2006-07-28
A plug for blastwave.org
Oscar del Rio's comment on a previous entry has led me to take a look at blastwave.org for my Sun freeware needs; I had previously tried out sunfreeware.com, mostly because that comes up first for a Google search on [Sun Freeware].
Blastwave is a breath of fresh air on Solaris, in that it is a clumsier
version of what I've come to expect as basic functionality from Linux
package managers like apt
and yum
: you have your automatic fetching
of stuff and running of pkgadd
, you have dependencies (that get
automatically fetched too), and you even have digital signatures.
Solaris being Solaris, pkgadd
will periodically stop to ask you
questions and the whole thing is a bit noisy (and slow).
But that's all just convenience.

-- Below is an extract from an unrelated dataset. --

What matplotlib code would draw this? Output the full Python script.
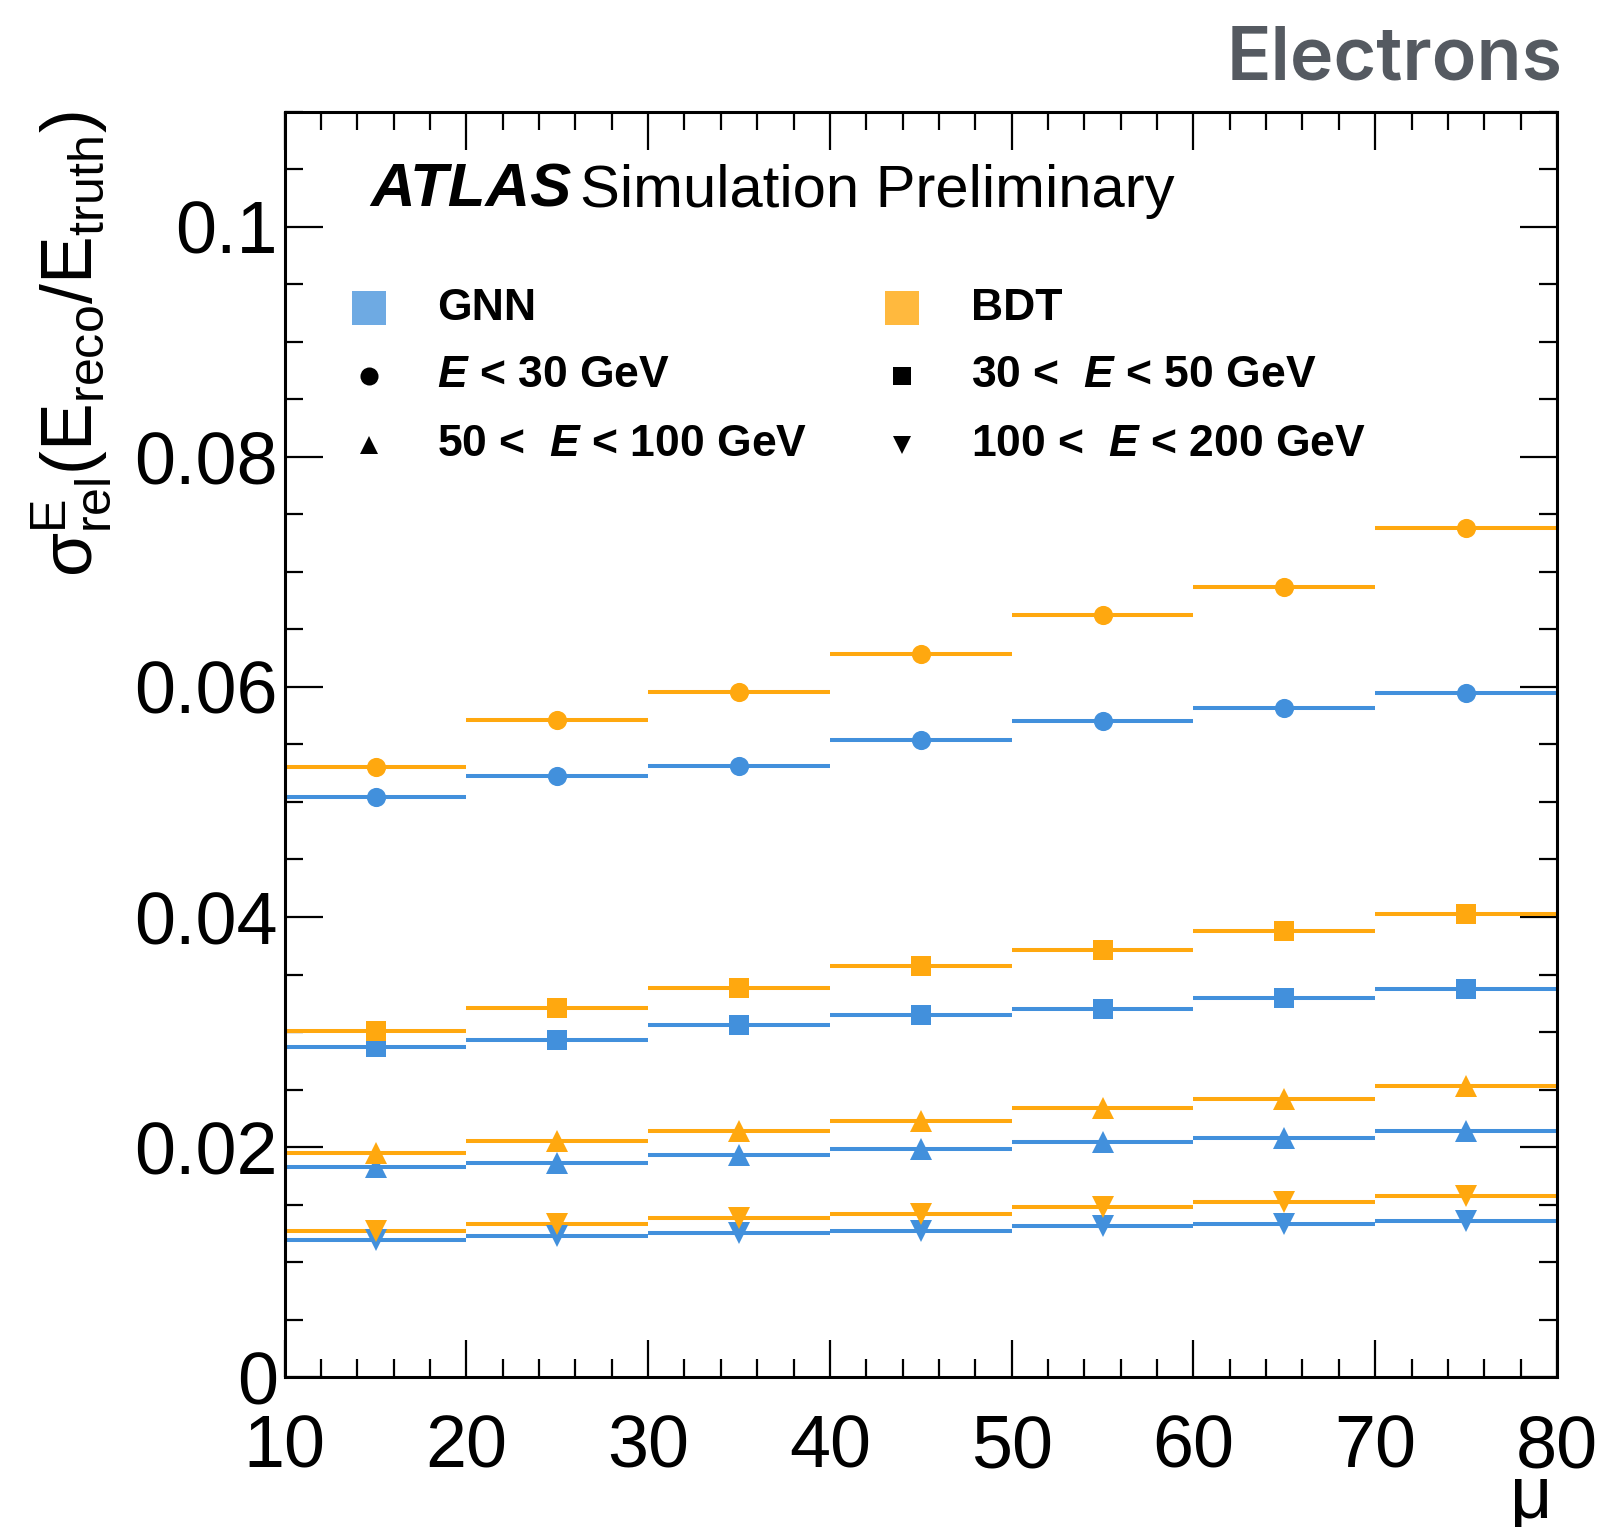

The way Blastwave has won my heart
is by putting all of its stuff in one place that it owns completely,
/opt/csw
. This is clearly the right way on Solaris, since the
convention is that you put your stuff in a directory in /opt
and no
one else touches it.
By contrast, Sunfreeware seems to like dumping stuff in /usr/local
.
This makes me nervous and unhappy, because a lot of things may feel that
they have a right to drop stuff in /usr/local
, and this is a recipe
for collisions and problems down the road.
The downside of blastwave.org is that it eats up a lot of disk space; using it to install just Subversion, NTP, and GNU textutils on a system used up 179 megabytes of disk space and wound up with 25 packages.